2012年1月24日火曜日

Wolbachiaでデング熱を防ぐ

しばらく前の論文ですが、ちょうどデング熱を媒介するAedes aegyptiのコントロールとWolbachiaとの両方を紹介したので、紹介します。

感染後の有効な対策がないデング熱ではウイルスを媒介する蚊を減らす事が有効な対策として考えられます。当然殺虫剤が使われている訳ですが、やがて蚊は耐性を獲得するでしょうし、人体への健康被害や生態系への影響も軽視できません。デング熱を媒介する蚊Aedes aegyptiだけを減少させることができればよいのですが、以前紹介したように遺伝子組み換えは周囲の抵抗も強く当面は現実的ではありません。

以下の2つの論文では、自然に存在するものを使ってデング熱を減らそうという試みを紹介しています。昆虫の共生・寄生細菌であるWolbachiaを用いて蚊の自然集団の性質をコントロールしようとする試みです。Wolbachiaは自身を効率よく伝播させるために細胞質不和合という現象を起こします.感染したオスと非感染メスとの交配で生まれた卵が発生しない現象で、これには(悲感染雌の生殖成功率を下げることで、)雌を介してしか伝播しないWolbachiaの、集団中での頻度を上げる効果があります。実際に、キイロショウジョウバエのWolbachiaであるwMelをAedes aegyptiに感染させたところ、細胞質不和合を起こし、最初65%の感染率だったものが数世代経ると100%の感染率になったそうです。また、Wolbachiaの感染は、デング熱ウイルスの血清型2の伝播を阻害する効果が認められたので、これは有効なデング熱対策の可能性を持っています。もっとも、蚊を減らす効果があるわけではないので、目覚ましい成果は期待できないのも確かです。

The wMel Wolbachia strain blocks dengue and invades caged Aedes aegypti populations
Walker T, Johnson PH, Moreira LA, Iturbe-Ormaetxe I, Frentiu FD, McMeniman CJ, Leong YS, Dong Y, Axford J, Kriesner P, Lloyd AL, Ritchie SA, O'Neill SL, Hoffmann AA.
Nature. 2011 Aug 24;476(7361):450-3. doi: 10.1038/nature10355.
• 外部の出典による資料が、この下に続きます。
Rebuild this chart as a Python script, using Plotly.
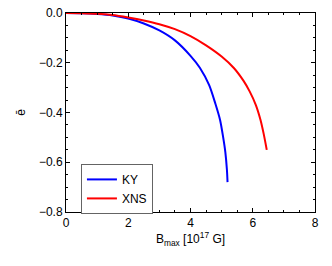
import plotly.graph_objects as go

ky_x = [0, 0.5, 1.0, 1.5, 2.0, 2.5, 3.0, 3.5, 4.0, 4.3, 4.6, 4.8, 4.95, 5.05, 5.12, 5.17, 5.19]
ky_y = [0, -0.001, -0.004, -0.010, -0.022, -0.042, -0.070, -0.110, -0.172, -0.22, -0.29, -0.365, -0.43, -0.50, -0.56, -0.63, -0.68]

xns_x = [0, 0.5, 1.0, 1.5, 2.0, 2.5, 3.0, 3.5, 4.0, 4.5, 5.0, 5.4, 5.7, 5.9, 6.1, 6.25, 6.35, 6.45]
xns_y = [0, -0.001, -0.003, -0.008, -0.018, -0.030, -0.045, -0.065, -0.093, -0.130, -0.175, -0.222, -0.272, -0.315, -0.37, -0.43, -0.485, -0.55]

x_ticks = [0, 2, 4, 6, 8]
y_ticks = [0.0, -0.2, -0.4, -0.6, -0.8]
y_labels = ["0.0", "\u22120.2", "\u22120.4", "\u22120.6", "\u22120.8"]

fig = go.Figure()
fig.add_trace(go.Scatter(x=ky_x, y=ky_y, mode="lines", name="KY",
                         line=dict(color="rgb(0,0,255)", width=2, shape="spline", smoothing=0.8)))
fig.add_trace(go.Scatter(x=xns_x, y=xns_y, mode="lines", name="XNS",
                         line=dict(color="rgb(255,0,0)", width=2, shape="spline", smoothing=0.8)))

axis_common = dict(showgrid=False, zeroline=False, showline=True, linecolor="black",
                   linewidth=1, mirror="allticks", ticks="inside", ticklen=4,
                   tickcolor="black", tickfont=dict(size=12, color="black"),
                   automargin=False, ticklabeloverflow="allow")

fig.update_xaxes(range=[0, 8], tickvals=x_ticks, ticktext=[str(v) for v in x_ticks],
                 minor=dict(dtick=0.5, ticks="inside", ticklen=2, tickcolor="black"),
                 title=dict(text="B<sub>max</sub> [10<sup>17</sup> G]", font=dict(size=12), standoff=4),
                 **axis_common)
fig.update_yaxes(range=[-0.8, 0], tickvals=y_ticks, ticktext=y_labels,
                 minor=dict(dtick=0.05, ticks="inside", ticklen=2, tickcolor="black"),
                 title=dict(text="\u0113", font=dict(size=12), standoff=10),
                 **axis_common)

# the page body adds an 8px offset, so the figure is sized and margined to compensate
fig.update_layout(
    width=324, height=258,
    margin=dict(l=58, r=17, t=5, b=54),
    paper_bgcolor="white", plot_bgcolor="white",
    font=dict(family="Liberation Sans, Arial, sans-serif", size=12, color="black"),
    showlegend=True,
    legend=dict(x=0.06, y=0.116, xanchor="left", yanchor="middle",
                bordercolor="rgb(100,100,100)", borderwidth=1, bgcolor="white",
                font=dict(size=12), tracegroupgap=0, itemwidth=30,
                traceorder="normal"),
)

fig.write_html("out.html")
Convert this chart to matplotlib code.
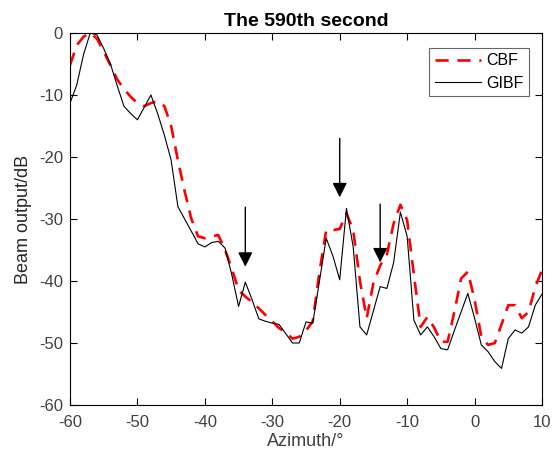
import matplotlib
matplotlib.use('Agg')
import matplotlib.pyplot as plt
import numpy as np

# 方位角 (度)
azimuth = list(range(-60, 11))

# CBF 波束输出 (dB)
cbf = [-5.2, -2.0, -0.6, 0.0, -0.9, -3.0, -5.2, -7.5, -9.0, -10.3,
       -11.3, -11.8, -11.3, -11.0, -11.8, -15.0, -20.5, -25.5, -30.0, -32.8,
       -33.1, -32.8, -32.6, -35.0, -38.0, -41.5, -42.5, -43.4, -44.4, -45.5,
       -46.5, -47.6, -48.3, -49.3, -49.0, -48.0, -46.5, -38.5, -31.8, -31.8,
       -31.6, -29.1, -31.8, -40.0, -46.0, -40.3, -37.5, -35.7, -30.7, -27.7,
       -30.2, -39.0, -47.4, -45.8, -47.5, -49.8, -49.8, -45.0, -39.6, -38.5,
       -43.0, -49.0, -50.3, -50.0, -47.0, -43.9, -43.9, -46.0, -45.0, -41.0,
       -38.2]

# GIBF 波束输出 (dB)
gibf = [-11.3, -8.4, -3.5, 0.0, -0.3, -2.5, -5.0, -8.5, -11.8, -13.0,
        -14.0, -12.0, -10.0, -13.0, -16.5, -20.5, -28.0, -30.0, -32.0, -34.0,
        -34.5, -33.8, -33.6, -34.7, -39.0, -44.1, -40.2, -43.0, -46.1, -46.5,
        -46.8, -47.0, -48.5, -50.0, -50.0, -46.6, -46.8, -40.0, -33.1, -36.0,
        -39.8, -28.3, -34.5, -47.4, -48.7, -44.8, -40.9, -41.2, -37.0, -28.9,
        -32.8, -46.3, -48.7, -47.4, -49.0, -50.9, -51.1, -48.0, -45.0, -42.0,
        -46.0, -50.3, -51.4, -53.0, -54.1, -49.3, -47.9, -48.4, -47.4, -43.9,
        -42.1]

# 箭头 (x, 起点y, 终点y)
arrow_x = [-34, -20, -14]
arrow_start = [-28.1, -17.0, -27.6]
arrow_end = [-37.7, -26.5, -37.0]

plt.rcParams['font.family'] = ['Liberation Sans', 'DejaVu Sans']
plt.rcParams['axes.unicode_minus'] = False

fig = plt.figure(figsize=(5.52, 4.59), dpi=100)
ax = fig.add_axes([70 / 552, 1 - 405 / 459, 472 / 552, 372 / 459])

ax.plot(azimuth, cbf, 'r--', linewidth=1.9, dashes=(5, 3.3), label='CBF')
ax.plot(azimuth, gibf, 'k-', linewidth=0.8, label='GIBF')

for x, y0, y1 in zip(arrow_x, arrow_start, arrow_end):
    ax.annotate('', xy=(x, y1), xytext=(x, y0),
                arrowprops=dict(arrowstyle='-|>', color='black',
                                linewidth=1.0, mutation_scale=22,
                                shrinkA=0, shrinkB=0))

ax.set_xlim(-60, 10)
ax.set_ylim(-60, 0)
ax.set_xticks(np.arange(-60, 11, 10))
ax.set_yticks(np.arange(-60, 1, 10))
ax.tick_params(direction='in', top=True, right=True, length=5,
               labelsize=12, labelcolor='#404040', width=0.8)
ax.tick_params(axis='x', pad=7)
ax.tick_params(axis='y', pad=5)
for s in ax.spines.values():
    s.set_linewidth(0.8)

ax.set_xlabel('Azimuth/°', fontsize=13, color='#404040', labelpad=2)
ax.set_ylabel('Beam output/dB', fontsize=13, color='#262626', labelpad=5)
ax.set_title('The 590th second', fontsize=14, fontweight='bold', pad=5)

leg = ax.legend(loc='upper right', bbox_to_anchor=(0.972, 0.96),
                borderaxespad=0, fontsize=11.5, fancybox=False,
                framealpha=1, edgecolor='#666666', handlelength=2.9,
                handletextpad=0.3, borderpad=0.35, labelspacing=0.45)
leg.get_frame().set_linewidth(0.8)

plt.savefig('out.png', dpi=100)
plt.close()
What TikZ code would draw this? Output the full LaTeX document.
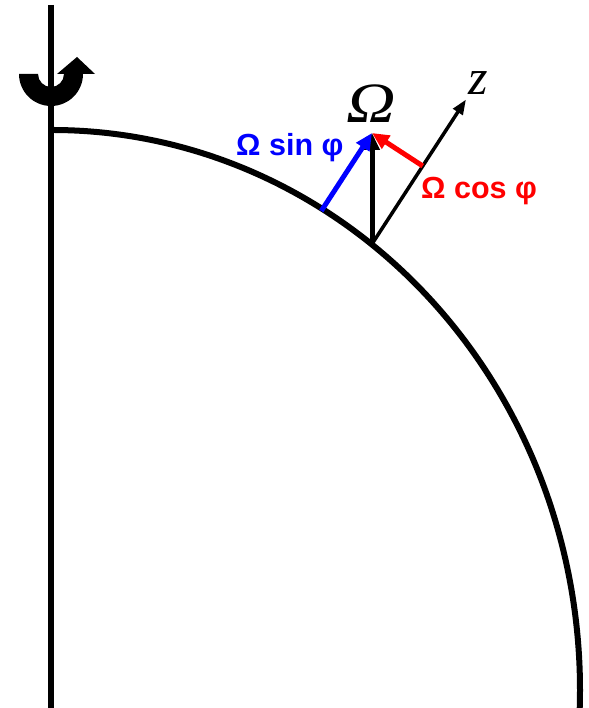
\documentclass[tikz,border=0pt]{standalone}
\usepackage{fontspec}
\setmainfont{Liberation Serif}
\newfontfamily\lsans{Liberation Sans}
\usetikzlibrary{arrows.meta,calc}
\definecolor{vblue}{RGB}{0,0,255}
\definecolor{vred}{RGB}{255,0,0}
\tikzset{
  earth/.style={line width=6pt},
  axisline/.style={line width=5.5pt},
  vec/.style={line width=5pt,-{Triangle[length=17pt,width=15pt]}},
  zaxis/.style={line width=3.5pt,-{Triangle[length=15pt,width=11pt]}},
  comp/.style={font=\lsans\bfseries\fontsize{30.5}{30.5}\selectfont,inner sep=0pt},
  big/.style={font=\itshape\fontsize{57}{57}\selectfont,inner sep=0pt}
}
\begin{document}
\begin{tikzpicture}[x=1pt,y=1pt]
\useasboundingbox (0,0) rectangle (588,708);
% rotation axis
\coordinate (axtop) at (51,703);
\coordinate (axbot) at (51,-5);
\draw[axisline] (axtop) -- (axbot);
% rotation arrow
\fill (19,634) arc[start angle=180,end angle=360,radius=32] -- (95,634) -- (77,651) -- (57,634) -- (64,634)
  arc[start angle=0,end angle=-180,radius=13] -- cycle;
% earth surface
\coordinate (top) at (52,578);
\draw[earth] (top) arc[start angle=90,end angle=-5,x radius=528,y radius=560];
% vectors
\coordinate (B) at (372,464);
\coordinate (T) at (372,575);
\coordinate (Z) at (466,608.5);
\coordinate (R) at ($(B)!(T)!(Z)$);
\coordinate (S) at ($(T)-(R)+(B)$);
\draw[zaxis] (B) -- (Z);
\draw[vec] (B) -- (T);
\draw[vec,vblue] (S) -- (T);
\draw[vec,vred] (R) -- (T);
% labels
\node[big,anchor=base] (om) at (371,585) {\scalebox{1.2}[1]{Ω}};
\node[big,anchor=base west,font=\itshape\fontsize{50}{50}\selectfont] (zl) at (468,613) {z};
\node[comp,vblue,anchor=base west] (sinl) at (236,552.5) {Ω sin φ};
\node[comp,vred,anchor=base west] (cosl) at (421,509.7) {Ω cos φ};
\end{tikzpicture}
\end{document}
Successful establishment of Wolbachia in Aedes populations to suppress dengue transmission
Hoffmann AA, Montgomery BL, Popovici J, Iturbe-Ormaetxe I, Johnson PH, Muzzi F, Greenfield M, Durkan M, Leong YS, Dong Y, Cook H, Axford J, Callahan AG, Kenny N, Omodei C, McGraw EA, Ryan PA, Ritchie SA, Turelli M, O'Neill SL.
Nature. 2011 Aug 24;476(7361):454-7. doi: 10.1038/nature10356.